What you need to do:
Go through the listing and pick out each line with the word "this" in it.

Material for the task:
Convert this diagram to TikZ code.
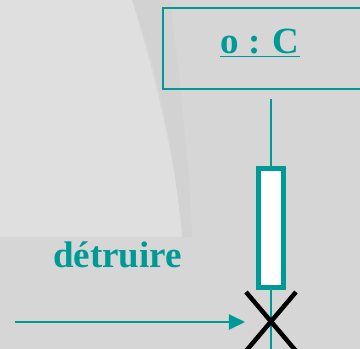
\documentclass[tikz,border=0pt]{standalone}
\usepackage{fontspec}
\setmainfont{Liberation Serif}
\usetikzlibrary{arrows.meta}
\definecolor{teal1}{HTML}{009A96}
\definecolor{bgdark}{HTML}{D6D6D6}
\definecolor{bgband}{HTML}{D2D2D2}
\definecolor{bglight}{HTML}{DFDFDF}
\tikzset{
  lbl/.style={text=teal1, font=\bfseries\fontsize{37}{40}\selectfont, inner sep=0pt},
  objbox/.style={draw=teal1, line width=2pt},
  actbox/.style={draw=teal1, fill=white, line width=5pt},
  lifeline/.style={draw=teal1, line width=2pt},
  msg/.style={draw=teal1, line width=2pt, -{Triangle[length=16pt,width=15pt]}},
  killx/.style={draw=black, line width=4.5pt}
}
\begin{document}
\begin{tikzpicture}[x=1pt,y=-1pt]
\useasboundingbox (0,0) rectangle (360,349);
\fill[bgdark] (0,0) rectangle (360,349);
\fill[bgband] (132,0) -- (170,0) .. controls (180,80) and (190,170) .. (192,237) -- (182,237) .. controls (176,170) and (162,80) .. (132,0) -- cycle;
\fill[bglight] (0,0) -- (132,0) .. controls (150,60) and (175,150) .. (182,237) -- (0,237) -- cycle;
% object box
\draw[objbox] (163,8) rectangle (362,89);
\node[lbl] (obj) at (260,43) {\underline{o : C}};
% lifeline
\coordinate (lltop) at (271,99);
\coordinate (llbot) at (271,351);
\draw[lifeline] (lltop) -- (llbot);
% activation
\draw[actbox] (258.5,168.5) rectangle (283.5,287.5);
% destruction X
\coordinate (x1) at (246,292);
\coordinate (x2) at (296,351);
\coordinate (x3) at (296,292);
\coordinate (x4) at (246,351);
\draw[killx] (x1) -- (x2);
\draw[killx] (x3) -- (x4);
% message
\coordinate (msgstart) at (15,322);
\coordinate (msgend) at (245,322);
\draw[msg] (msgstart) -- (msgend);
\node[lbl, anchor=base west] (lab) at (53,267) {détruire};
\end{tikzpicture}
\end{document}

==

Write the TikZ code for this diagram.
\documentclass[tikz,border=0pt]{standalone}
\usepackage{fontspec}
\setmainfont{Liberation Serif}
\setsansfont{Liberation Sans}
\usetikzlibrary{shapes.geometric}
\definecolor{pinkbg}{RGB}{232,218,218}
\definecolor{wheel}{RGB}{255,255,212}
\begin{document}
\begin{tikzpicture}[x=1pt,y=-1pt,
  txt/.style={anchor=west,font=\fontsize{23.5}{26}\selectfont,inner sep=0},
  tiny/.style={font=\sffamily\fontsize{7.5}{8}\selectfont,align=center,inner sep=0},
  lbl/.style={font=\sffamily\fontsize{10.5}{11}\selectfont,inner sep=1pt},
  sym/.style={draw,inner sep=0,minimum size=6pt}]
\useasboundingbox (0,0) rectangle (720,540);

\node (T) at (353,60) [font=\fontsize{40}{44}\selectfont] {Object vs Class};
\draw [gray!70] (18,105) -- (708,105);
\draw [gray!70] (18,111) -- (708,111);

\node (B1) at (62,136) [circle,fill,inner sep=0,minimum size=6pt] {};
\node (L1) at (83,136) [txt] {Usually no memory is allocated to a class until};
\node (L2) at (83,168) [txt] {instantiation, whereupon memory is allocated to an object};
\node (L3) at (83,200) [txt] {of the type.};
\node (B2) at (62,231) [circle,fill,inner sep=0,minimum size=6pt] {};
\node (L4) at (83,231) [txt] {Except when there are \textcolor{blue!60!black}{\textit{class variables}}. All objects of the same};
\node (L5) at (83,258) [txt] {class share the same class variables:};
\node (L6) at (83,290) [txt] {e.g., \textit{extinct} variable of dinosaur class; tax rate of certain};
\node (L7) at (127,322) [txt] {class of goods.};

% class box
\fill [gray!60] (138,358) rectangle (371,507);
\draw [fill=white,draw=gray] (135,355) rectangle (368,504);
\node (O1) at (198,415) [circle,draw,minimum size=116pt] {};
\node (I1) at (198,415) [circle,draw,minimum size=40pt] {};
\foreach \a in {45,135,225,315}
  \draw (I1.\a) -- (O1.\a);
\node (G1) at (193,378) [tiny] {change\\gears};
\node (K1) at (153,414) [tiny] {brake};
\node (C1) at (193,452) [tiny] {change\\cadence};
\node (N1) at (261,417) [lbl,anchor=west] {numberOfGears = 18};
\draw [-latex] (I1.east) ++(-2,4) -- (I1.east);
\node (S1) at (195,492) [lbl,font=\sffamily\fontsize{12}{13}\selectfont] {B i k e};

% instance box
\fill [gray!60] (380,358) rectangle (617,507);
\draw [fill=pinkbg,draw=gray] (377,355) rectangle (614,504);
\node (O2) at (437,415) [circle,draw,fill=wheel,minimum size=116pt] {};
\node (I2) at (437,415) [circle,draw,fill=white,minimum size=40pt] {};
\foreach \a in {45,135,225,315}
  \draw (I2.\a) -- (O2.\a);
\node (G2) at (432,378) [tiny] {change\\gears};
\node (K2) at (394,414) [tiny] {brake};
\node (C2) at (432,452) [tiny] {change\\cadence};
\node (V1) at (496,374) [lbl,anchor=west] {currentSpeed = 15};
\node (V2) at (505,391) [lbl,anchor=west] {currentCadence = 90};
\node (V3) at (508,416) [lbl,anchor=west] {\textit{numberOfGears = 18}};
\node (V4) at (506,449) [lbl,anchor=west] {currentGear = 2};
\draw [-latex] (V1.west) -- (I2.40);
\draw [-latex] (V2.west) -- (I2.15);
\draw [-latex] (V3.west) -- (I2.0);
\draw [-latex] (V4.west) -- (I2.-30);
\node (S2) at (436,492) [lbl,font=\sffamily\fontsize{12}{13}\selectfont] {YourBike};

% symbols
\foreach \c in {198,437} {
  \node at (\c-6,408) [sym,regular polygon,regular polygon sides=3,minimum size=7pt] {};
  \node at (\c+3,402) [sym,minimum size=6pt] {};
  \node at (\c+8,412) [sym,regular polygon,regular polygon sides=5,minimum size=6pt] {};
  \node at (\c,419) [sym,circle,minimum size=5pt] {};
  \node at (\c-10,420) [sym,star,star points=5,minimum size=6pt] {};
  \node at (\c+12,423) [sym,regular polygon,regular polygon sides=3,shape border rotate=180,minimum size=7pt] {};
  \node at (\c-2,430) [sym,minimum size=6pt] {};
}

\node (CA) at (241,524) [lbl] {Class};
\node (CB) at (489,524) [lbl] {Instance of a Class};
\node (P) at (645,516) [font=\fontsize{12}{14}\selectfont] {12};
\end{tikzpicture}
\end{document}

Response below:
Convert this diagram to TikZ code.
Write the TikZ code for this diagram.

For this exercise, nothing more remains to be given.